Global & US Headlines
U.S. Terror-Lists Venezuela’s ‘Cartel de los Soles’ and Masses Carrier Group Off Coast
Washington on 24 Nov 2025 branded the nebulous Cartel de los Soles a Foreign Terrorist Organization and, within days, sailed the USS Gerald Ford with 15,000 troops to Venezuelan waters while President Trump warned airlines the country’s airspace was “closed.”
Focusing Facts
- FTO designation for Cartel de los Soles took legal effect 24 Nov 2025, expanding criminal penalties for any “material support” under 18 U.S.C. §2339B.
- Carrier Strike Group led by USS Gerald Ford plus ~15,000 personnel deployed, the heaviest U.S. build-up in the Caribbean since Operation Just Cause (Panama, Dec 1989).

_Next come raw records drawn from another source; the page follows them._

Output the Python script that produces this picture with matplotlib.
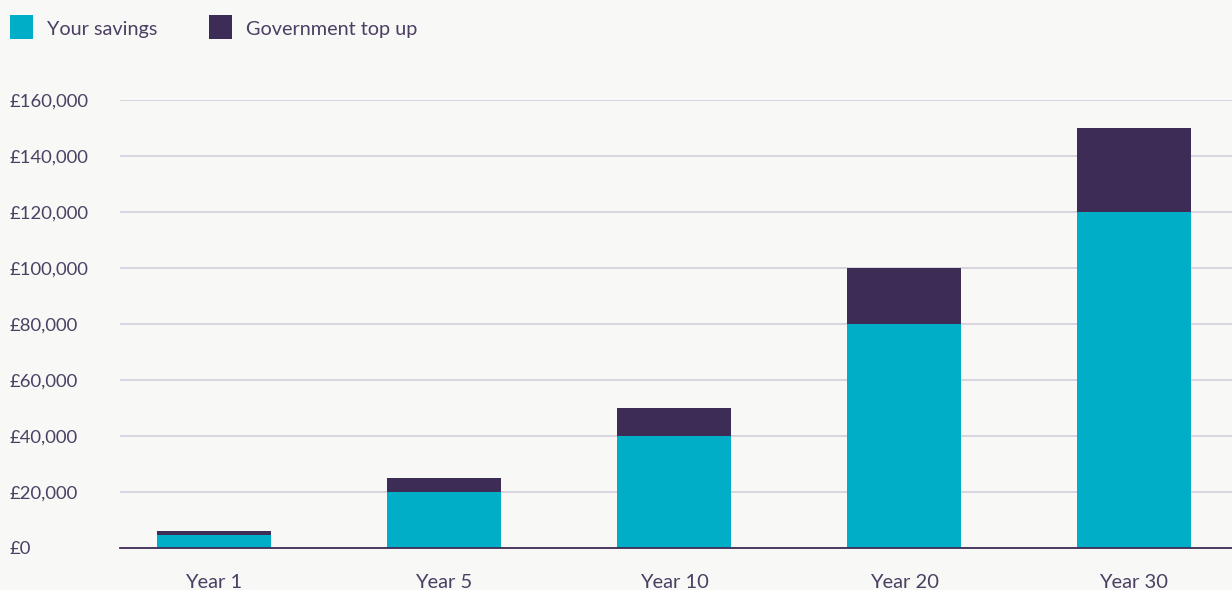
import matplotlib
matplotlib.use("Agg")
import matplotlib.pyplot as plt
from matplotlib.patches import Patch

categories = ["Year 1", "Year 5", "Year 10", "Year 20", "Year 30"]
your_savings = [4500, 20000, 40000, 80000, 120000]
government_top_up = [1500, 5000, 10000, 20000, 30000]
y_ticks = [0, 20000, 40000, 60000, 80000, 100000, 120000, 140000, 160000]
y_tick_labels = ["£0", "£20,000", "£40,000", "£60,000", "£80,000",
                 "£100,000", "£120,000", "£140,000", "£160,000"]

BG = "#f8f8f6"
TEAL = "#00aec7"
PURPLE = "#3d2c55"
GRID = "#d3cddb"
TEXT = "#4b3f63"

plt.rcParams['font.family'] = ['Lato', 'DejaVu Sans']

W, H = 1232, 590
fig = plt.figure(figsize=(W / 100, H / 100), dpi=100, facecolor=BG)
ax = fig.add_axes([120 / W, (H - 548) / H, (W - 120) / W, 448 / H])
ax.set_facecolor(BG)

x = list(range(len(categories)))
ax.bar(x, your_savings, width=0.496, color=TEAL, zorder=3)
ax.bar(x, government_top_up, width=0.496, bottom=your_savings, color=PURPLE, zorder=3)

ax.set_xlim(-0.409, 4.426)
ax.set_ylim(0, 160000)
ax.set_yticks(y_ticks)
ax.set_yticklabels(y_tick_labels)
ax.set_xticks(x)
ax.set_xticklabels(categories)

ax.yaxis.grid(True, color=GRID, linewidth=1.2, zorder=0)
ax.set_axisbelow(True)
for s in ["top", "right", "left"]:
    ax.spines[s].set_visible(False)
ax.spines["bottom"].set_color(PURPLE)
ax.spines["bottom"].set_linewidth(1.3)
ax.spines["bottom"].set_zorder(4)

ax.tick_params(axis="y", length=0, pad=79.2, labelsize=13.3, labelcolor=TEXT)
for lbl in ax.get_yticklabels():
    lbl.set_horizontalalignment("left")
ax.tick_params(axis="x", length=0, pad=18.5, labelsize=14.5, labelcolor=TEXT)

handles = [Patch(facecolor=TEAL, edgecolor="none", label="Your savings"),
           Patch(facecolor=PURPLE, edgecolor="none", label="Government top up")]
leg = fig.legend(handles=handles, loc="upper left", bbox_to_anchor=(10 / W, 1 - 18 / H),
                 ncol=2, frameon=False, fontsize=14.3, handlelength=1.16, handleheight=1.16,
                 handletextpad=0.7, columnspacing=2.6, borderaxespad=0, borderpad=0)
for t in leg.get_texts():
    t.set_color(TEXT)
for p in leg.get_patches():
    p.set_height(16.6)
    p.set_y(p.get_y() - 0.5)

fig.savefig("out.png", dpi=100, facecolor=BG)
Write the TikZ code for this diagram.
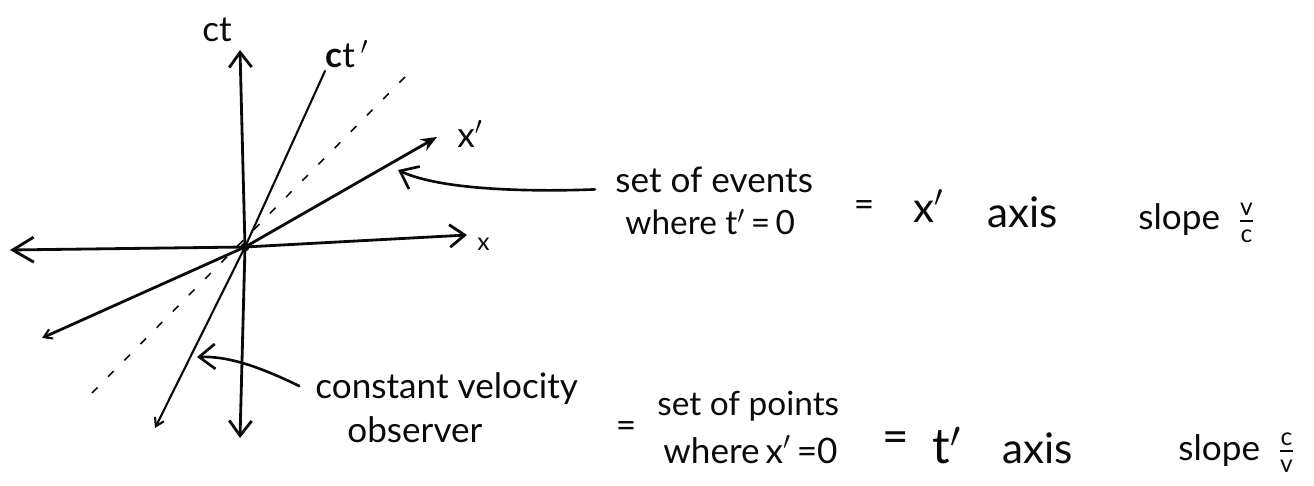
\documentclass[tikz,border=0pt]{standalone}
\usepackage{fontspec}
\setmainfont{Lato}
\usepackage{amsmath}
\usepackage{xcolor}
\definecolor{ink}{RGB}{10, 10, 10}
\usepackage{tikz}
\usetikzlibrary{arrows.meta, positioning}
\tikzset{
  axisline/.style={draw=ink, line width=1.6pt, line cap=round},
  thinline/.style={draw=ink, line width=1.2pt, line cap=round},
  conedash/.style={draw=ink, line width=0.9pt, dash pattern=on 0.16cm off 0.3cm},
  bigbarb/.style={-{Straight Barb[length=0.42cm, width=0.5cm, line width=1.6pt]}},
  midbarb/.style={-{Straight Barb[length=0.3cm, width=0.45cm, line width=1.6pt]}},
  tinybarb/.style={-{Straight Barb[length=0.16cm, width=0.2cm, line width=1.2pt]}},
  solidtip/.style={-{Stealth[length=0.32cm, width=0.26cm]}},
  annot/.style={draw=ink, line width=1.5pt, line cap=round,
    -{Straight Barb[length=0.32cm, width=0.5cm, line width=1.5pt]}},
  hand/.style={text=ink, inner sep=0pt, anchor=base west,
    text height=0.65em, text depth=0.15em,
    font=\fontsize{20}{24}\selectfont},
  bighand/.style={hand, font=\fontsize{24}{28}\selectfont},
  handeq/.style={text=ink, inner sep=1pt, font=\fontsize{20}{24}\selectfont}
}

\begin{document}
\begin{tikzpicture}[x=0.02cm, y=-0.02cm]
  \useasboundingbox (0,0) rectangle (1314,486);

  % axes of the rest frame
  \coordinate (O)    at (245,247);
  \coordinate (ctup) at (240,50);
  \coordinate (ctdn) at (240,438);
  \coordinate (xr)   at (467,235);
  \coordinate (xl)   at (10,250);
  \coordinate (xpu)  at (437,137);
  \coordinate (xpd)  at (42,338);
  \coordinate (ctpd) at (155,428);
  \coordinate (lc1)  at (405,77);
  \coordinate (lc2)  at (92,393);

  \node[hand] (ct)  at (202,42) {ct};
  \node[hand] (ctp) at (325,68) {\textbf{c}t\,$'$};
  \node[hand] (xp)  at (457,148) {x$'$};
  \node[hand, font=\fontsize{14}{16}\selectfont] (xlab) at (477,250) {x};

  \draw[axisline, midbarb] (O) -- (ctup);
  \draw[axisline, midbarb] (O) -- (ctdn);
  \draw[axisline, midbarb] (O) -- (xr);
  \draw[axisline, bigbarb] (O) -- (xl);
  \draw[axisline, solidtip] (O) -- (xpu);
  \draw[axisline, tinybarb] (O) -- (xpd);
  \draw[thinline] (O) -- (ctp.south west);
  \draw[thinline, tinybarb] (O) -- (ctpd);
  \draw[conedash] (lc1) -- (lc2);
  \fill[ink] (O) circle (4.5);

  % x' axis note
  \node[hand] (ev1) at (615,193) {set of events};
  \node[hand, font=\fontsize{19}{23}\selectfont] (ev2) at (625,235) {where t$'$\,=\,0};
  \node[handeq] (eq1) at (864,209) {=};
  \node[bighand] (xpax) at (913,222) {x$'$};
  \node[bighand] (axis1) at (987,227) {axis};
  \node[hand] (slope1) at (1138,230) {slope\ \ $\frac{\text{v}}{\text{c}}$};

  \coordinate (xptgt) at (398,170);
  \draw[annot, shorten <=0.4cm] (ev1.west) .. controls (530,192) and (440,190) .. (xptgt);

  % t' axis note
  \node[hand] (cv1) at (315,398) {constant velocity};
  \node[hand] (cv2) at (347,442) {observer};
  \node[handeq] (eq2) at (626,430) {=};
  \node[hand, font=\fontsize{19}{23}\selectfont] (sp1) at (657,415) {set of points};
  \node[hand] (sp2) at (663,463) {where\,x$'$\,=0};
  \node[handeq, font=\fontsize{26}{28}\selectfont] (eq3) at (896,442) {=};
  \node[hand, font=\fontsize{28}{30}\selectfont] (tpax) at (932,463) {t$'$};
  \node[bighand] (axis2) at (1002,463) {axis};
  \node[hand] (slope2) at (1178,460) {slope\ \ $\frac{\text{c}}{\text{v}}$};

  \coordinate (ctptgt) at (197,357);
  \draw[annot, shorten <=0.35cm] (cv1.west) .. controls (262,368) and (230,356) .. (ctptgt);

\end{tikzpicture}
\end{document}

- In a 29 Nov 2025 Truth Social post, Trump unilaterally told “ALL airlines” to avoid Venezuelan airspace, prompting major carriers to suspend routes despite no U.S. jurisdiction over foreign skies.
Context
Washington’s move echoes the 1989 narco-rationale used to oust Manuel Noriega—then labelled a “narcoterrorist”—before Operation Just Cause toppled him within weeks. Like earlier expansions of the terror label after 9/11 and the 2003 Iraq WMD narrative, criminal threats are being recast as security threats to unlock extraterritorial tools: asset freezes, military interdiction, even potential regime change. Over a longer arc that begins with the 1823 Monroe Doctrine and the 1904 Roosevelt Corollary, U.S. policy has oscillated between economic leverage and armed intervention to police its hemisphere; this designation signals a shift back toward hard power after years of sanctions-only pressure on Caracas. Whether the world buys the “narco-terror” frame matters: sustained multilateral buy-in is vital for drug-route disruption, yet core allies have stayed silent, hinting at a legitimacy gap that could, on a century horizon, weaken U.S. normative authority in Latin America even if Maduro eventually falls.
Perspectives
Mainstream Western outlets
e.g., BBC, Yahoo — Report the U.S. military build-up and terrorist designation largely through Washington’s claim that it is a counternarcotics mission targeting the Maduro-linked Cartel de los Soles, explaining the extra powers the label confers. Coverage leans on U.S. official statements, offers limited evidence for the alleged drug shipments and may downplay alternative motives such as oil interests or regime-change aims mentioned by other sources.
Global South news outlets critical of the U.S.
e.g., The Namibian, MyJoyOnline — Characterise Trump’s order to ‘close’ Venezuelan airspace as an illegal, “colonialist threat” and frame the U.S. troop deployment as unjustified aggression intended to topple Maduro rather than fight drugs. Heavily amplify Venezuelan government statements and anti-imperialist rhetoric while giving scant attention to documented corruption or trafficking accusations against Caracas’ security elites.
Policy & analytical commentary outlets
e.g., The Conversation, CNC3 — Question whether the loosely connected ‘Cartel de los Soles’ meets any real definition of a terrorist group and warn that applying counter-terror tactics to corruption networks could backfire or mask political objectives. Academic and regional security analysts may understate the cartel’s criminal reach and focus on critiquing U.S. strategy, reflecting scepticism toward Washington’s motives and preference for multilateral, non-military solutions.